The double-blind study evaluated the cognitive performance of 24 participants who experienced conditions in a laboratory setting that simulate those found in conventional and green buildings, as well as green buildings with enhanced ventilation. Researchers measured cognitive function for nine functional domains, including basic, applied and focused activity levels; task orientation; crisis response; information seeking; information usage; breadth of approach; and strategy.

The largest improvements in cognitive function test scores occurred in the areas of crisis response, information usage and strategy. Crisis response scores were found to be 97% higher for the green environment and 131% higher for the green environment with enhanced ventilation and lower carbon dioxide levels compared to the conventional environment.

Information usage scores for green and enhanced green environments were 172% and 299% higher than in the conventional environment, respectively. For strategy, green and enhanced green scores were 183% and 288% higher than the conventional environment.

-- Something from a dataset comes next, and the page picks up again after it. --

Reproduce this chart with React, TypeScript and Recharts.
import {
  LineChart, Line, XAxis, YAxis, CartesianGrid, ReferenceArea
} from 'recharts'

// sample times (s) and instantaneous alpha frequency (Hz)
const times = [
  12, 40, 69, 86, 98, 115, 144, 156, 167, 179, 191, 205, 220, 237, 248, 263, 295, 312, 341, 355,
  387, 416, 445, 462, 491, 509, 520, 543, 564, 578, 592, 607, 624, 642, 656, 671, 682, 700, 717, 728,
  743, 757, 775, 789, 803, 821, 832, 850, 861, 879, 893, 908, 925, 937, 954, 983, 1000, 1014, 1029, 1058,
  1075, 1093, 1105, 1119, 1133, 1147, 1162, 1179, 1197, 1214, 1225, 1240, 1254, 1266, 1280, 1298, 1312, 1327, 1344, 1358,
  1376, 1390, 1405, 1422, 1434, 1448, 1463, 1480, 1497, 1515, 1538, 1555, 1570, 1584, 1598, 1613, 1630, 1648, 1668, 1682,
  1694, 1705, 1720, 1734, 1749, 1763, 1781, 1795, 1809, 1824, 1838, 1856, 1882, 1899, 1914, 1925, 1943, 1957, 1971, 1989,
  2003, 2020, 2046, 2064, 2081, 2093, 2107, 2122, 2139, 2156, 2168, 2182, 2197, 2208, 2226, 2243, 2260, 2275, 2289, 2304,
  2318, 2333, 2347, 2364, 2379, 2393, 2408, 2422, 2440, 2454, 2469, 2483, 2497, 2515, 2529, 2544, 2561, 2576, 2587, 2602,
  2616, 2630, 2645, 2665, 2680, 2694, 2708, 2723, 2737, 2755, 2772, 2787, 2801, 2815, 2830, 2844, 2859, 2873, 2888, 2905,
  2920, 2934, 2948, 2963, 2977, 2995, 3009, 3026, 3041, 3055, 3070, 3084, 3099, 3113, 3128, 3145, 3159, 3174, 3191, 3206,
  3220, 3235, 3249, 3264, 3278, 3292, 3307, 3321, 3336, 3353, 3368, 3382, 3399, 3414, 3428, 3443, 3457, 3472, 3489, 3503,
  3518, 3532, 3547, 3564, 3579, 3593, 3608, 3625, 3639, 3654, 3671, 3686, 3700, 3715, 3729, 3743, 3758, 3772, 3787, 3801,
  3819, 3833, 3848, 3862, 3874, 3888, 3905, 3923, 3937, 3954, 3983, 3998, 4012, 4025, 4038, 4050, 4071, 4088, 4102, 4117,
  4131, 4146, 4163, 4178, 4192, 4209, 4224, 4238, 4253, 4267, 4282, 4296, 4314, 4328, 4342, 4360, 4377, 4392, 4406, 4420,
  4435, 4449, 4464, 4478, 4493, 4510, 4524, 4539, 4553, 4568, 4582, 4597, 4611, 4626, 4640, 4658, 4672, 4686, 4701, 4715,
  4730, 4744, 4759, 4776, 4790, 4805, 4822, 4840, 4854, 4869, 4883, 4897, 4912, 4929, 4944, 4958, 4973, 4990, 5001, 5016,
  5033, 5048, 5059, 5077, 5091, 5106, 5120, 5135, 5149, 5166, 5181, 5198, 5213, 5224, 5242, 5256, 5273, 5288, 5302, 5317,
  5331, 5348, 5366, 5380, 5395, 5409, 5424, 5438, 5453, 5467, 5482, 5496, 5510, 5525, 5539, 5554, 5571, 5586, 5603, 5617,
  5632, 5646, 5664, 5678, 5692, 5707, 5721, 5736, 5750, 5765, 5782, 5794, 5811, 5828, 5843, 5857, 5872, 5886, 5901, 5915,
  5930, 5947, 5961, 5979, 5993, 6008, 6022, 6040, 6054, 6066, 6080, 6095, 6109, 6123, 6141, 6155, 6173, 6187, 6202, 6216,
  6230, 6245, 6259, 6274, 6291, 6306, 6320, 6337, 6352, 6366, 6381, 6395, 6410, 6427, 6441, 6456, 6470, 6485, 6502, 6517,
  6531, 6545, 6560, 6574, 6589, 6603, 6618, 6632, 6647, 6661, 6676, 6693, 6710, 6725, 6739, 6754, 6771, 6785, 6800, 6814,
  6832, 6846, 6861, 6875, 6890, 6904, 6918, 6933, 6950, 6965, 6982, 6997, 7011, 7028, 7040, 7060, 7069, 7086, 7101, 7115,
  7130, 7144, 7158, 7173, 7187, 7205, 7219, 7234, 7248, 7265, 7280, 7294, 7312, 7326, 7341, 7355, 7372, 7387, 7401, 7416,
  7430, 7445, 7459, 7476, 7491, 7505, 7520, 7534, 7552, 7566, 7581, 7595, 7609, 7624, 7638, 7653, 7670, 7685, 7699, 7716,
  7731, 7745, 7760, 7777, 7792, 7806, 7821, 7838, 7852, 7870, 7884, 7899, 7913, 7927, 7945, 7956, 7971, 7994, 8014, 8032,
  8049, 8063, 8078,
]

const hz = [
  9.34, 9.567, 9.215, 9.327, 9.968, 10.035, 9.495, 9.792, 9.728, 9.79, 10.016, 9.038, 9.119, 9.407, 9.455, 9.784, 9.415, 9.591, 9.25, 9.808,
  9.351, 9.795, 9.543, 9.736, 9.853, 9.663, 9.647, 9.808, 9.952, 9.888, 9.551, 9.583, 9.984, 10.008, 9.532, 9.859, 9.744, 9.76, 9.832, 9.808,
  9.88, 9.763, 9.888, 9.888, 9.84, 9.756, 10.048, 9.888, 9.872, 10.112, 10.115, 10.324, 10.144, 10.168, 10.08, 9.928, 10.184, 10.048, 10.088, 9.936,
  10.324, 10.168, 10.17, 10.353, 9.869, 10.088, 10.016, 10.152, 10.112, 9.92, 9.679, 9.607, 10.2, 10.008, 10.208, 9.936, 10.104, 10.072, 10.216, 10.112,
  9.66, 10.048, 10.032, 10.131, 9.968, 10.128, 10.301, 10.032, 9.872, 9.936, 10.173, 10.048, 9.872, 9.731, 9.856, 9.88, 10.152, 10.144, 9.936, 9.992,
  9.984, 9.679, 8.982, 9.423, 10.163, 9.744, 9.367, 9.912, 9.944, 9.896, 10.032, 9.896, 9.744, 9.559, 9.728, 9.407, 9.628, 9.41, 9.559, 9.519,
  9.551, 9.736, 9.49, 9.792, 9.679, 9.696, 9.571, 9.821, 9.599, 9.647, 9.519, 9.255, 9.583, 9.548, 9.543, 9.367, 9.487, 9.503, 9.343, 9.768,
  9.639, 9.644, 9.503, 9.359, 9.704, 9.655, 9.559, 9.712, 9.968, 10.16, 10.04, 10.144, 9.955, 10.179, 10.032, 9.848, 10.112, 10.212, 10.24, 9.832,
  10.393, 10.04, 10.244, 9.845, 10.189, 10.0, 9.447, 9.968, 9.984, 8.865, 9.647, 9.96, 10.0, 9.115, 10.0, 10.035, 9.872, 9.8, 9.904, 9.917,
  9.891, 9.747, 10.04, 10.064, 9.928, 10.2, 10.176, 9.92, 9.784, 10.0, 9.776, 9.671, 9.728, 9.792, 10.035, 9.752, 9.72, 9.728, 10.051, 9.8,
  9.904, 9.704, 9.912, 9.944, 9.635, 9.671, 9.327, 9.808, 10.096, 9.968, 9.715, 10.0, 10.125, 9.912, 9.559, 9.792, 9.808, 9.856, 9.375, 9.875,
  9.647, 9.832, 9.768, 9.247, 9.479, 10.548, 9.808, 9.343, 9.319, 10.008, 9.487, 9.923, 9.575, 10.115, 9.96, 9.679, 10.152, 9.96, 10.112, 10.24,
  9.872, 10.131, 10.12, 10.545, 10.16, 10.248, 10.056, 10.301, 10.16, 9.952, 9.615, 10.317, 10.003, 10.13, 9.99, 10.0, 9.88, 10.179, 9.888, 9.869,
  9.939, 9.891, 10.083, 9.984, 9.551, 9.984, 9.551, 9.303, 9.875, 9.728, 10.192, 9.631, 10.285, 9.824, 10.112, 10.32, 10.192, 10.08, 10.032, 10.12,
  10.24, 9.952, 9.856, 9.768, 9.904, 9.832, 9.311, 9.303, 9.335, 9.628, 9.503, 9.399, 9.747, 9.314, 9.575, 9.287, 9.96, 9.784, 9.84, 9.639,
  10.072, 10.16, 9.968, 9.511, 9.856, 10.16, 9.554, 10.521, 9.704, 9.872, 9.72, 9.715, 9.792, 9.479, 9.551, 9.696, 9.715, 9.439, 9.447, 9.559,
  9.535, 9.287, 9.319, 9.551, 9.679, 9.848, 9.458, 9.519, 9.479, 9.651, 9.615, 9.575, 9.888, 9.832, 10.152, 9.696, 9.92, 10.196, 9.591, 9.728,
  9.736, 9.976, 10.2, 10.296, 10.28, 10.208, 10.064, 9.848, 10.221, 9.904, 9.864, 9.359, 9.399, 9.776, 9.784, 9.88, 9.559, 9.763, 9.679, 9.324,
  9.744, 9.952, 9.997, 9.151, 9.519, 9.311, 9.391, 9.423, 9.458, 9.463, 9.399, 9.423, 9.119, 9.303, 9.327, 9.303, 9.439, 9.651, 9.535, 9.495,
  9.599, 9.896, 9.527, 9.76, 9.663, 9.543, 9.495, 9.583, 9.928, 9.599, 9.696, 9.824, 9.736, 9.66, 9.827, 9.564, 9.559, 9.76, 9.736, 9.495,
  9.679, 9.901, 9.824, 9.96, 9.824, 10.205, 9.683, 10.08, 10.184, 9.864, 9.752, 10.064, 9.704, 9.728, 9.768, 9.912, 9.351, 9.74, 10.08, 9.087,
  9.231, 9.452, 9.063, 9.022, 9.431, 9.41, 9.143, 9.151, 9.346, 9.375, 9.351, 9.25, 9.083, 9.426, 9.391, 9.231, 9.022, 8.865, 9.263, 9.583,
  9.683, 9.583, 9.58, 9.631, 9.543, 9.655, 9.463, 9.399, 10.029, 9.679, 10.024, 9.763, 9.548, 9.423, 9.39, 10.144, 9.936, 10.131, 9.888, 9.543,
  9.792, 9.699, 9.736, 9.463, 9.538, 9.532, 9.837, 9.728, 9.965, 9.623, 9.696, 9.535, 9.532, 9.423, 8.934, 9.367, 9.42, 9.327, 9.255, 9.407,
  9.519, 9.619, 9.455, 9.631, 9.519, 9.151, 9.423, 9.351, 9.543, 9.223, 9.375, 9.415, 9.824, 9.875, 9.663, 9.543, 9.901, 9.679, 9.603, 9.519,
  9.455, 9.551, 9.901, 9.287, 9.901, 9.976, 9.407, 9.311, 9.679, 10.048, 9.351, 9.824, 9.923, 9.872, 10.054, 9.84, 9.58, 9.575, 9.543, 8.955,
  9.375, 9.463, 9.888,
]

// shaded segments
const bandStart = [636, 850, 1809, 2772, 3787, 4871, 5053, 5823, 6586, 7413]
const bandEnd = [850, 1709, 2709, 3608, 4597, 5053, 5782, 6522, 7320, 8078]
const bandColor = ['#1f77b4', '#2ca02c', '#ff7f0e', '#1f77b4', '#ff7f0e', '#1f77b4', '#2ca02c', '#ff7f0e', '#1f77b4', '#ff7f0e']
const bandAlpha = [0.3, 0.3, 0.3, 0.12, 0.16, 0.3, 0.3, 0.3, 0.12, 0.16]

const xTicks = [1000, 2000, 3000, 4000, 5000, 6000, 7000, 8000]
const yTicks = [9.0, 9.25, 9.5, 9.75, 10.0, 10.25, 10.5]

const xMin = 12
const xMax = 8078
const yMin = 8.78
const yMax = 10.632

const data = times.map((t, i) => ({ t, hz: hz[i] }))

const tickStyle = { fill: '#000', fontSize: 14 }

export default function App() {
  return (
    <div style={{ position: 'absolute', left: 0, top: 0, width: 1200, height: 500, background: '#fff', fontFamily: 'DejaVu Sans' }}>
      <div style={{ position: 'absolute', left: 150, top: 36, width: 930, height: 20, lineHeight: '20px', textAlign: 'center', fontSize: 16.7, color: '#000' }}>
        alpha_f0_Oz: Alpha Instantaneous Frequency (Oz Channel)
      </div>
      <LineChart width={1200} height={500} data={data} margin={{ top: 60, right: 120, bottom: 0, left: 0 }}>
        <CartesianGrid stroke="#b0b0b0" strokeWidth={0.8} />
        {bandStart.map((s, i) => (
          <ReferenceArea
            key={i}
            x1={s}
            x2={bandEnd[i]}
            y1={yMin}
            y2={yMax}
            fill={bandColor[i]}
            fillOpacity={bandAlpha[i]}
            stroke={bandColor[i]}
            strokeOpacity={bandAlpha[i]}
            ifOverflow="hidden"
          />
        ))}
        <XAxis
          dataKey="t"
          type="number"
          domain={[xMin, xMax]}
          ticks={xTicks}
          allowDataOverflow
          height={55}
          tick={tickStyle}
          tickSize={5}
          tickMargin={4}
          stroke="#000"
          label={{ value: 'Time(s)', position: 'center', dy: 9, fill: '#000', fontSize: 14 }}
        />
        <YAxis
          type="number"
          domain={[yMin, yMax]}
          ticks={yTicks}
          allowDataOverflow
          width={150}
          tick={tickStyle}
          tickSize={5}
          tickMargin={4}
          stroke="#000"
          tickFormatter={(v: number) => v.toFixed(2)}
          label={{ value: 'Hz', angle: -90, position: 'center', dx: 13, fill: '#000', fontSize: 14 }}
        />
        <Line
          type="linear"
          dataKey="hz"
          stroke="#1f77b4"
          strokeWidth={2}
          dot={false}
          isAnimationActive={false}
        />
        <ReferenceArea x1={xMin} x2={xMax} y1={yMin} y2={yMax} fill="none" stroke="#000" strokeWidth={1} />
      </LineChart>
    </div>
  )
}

“This study suggests that indoor environments can have a profound impact on the decision-making performance of workers, which is a primary indicator of worker productivity,” said Dr Joseph Allen, assistant professor of exposure assessment science at the Harvard TH Chan School of Public Health, director of the Healthy Buildings Programme at the Center for Health and the Global Environment at Harvard Chan School, and principal investigator for the study. “These results are provocative for three reasons. First, they suggest that the levels of carbon dioxide and volatile organic compounds that we commonly encounter in conventional office buildings are associated with decreases in worker performance compared to when those same workers are in green building environments. Second, when we enhance ventilation and optimise indoor environmental conditions, we see improvements in the cognitive function of workers. And third, these results fill important knowledge gaps in existing research about the relationship between green buildings and occupant health.”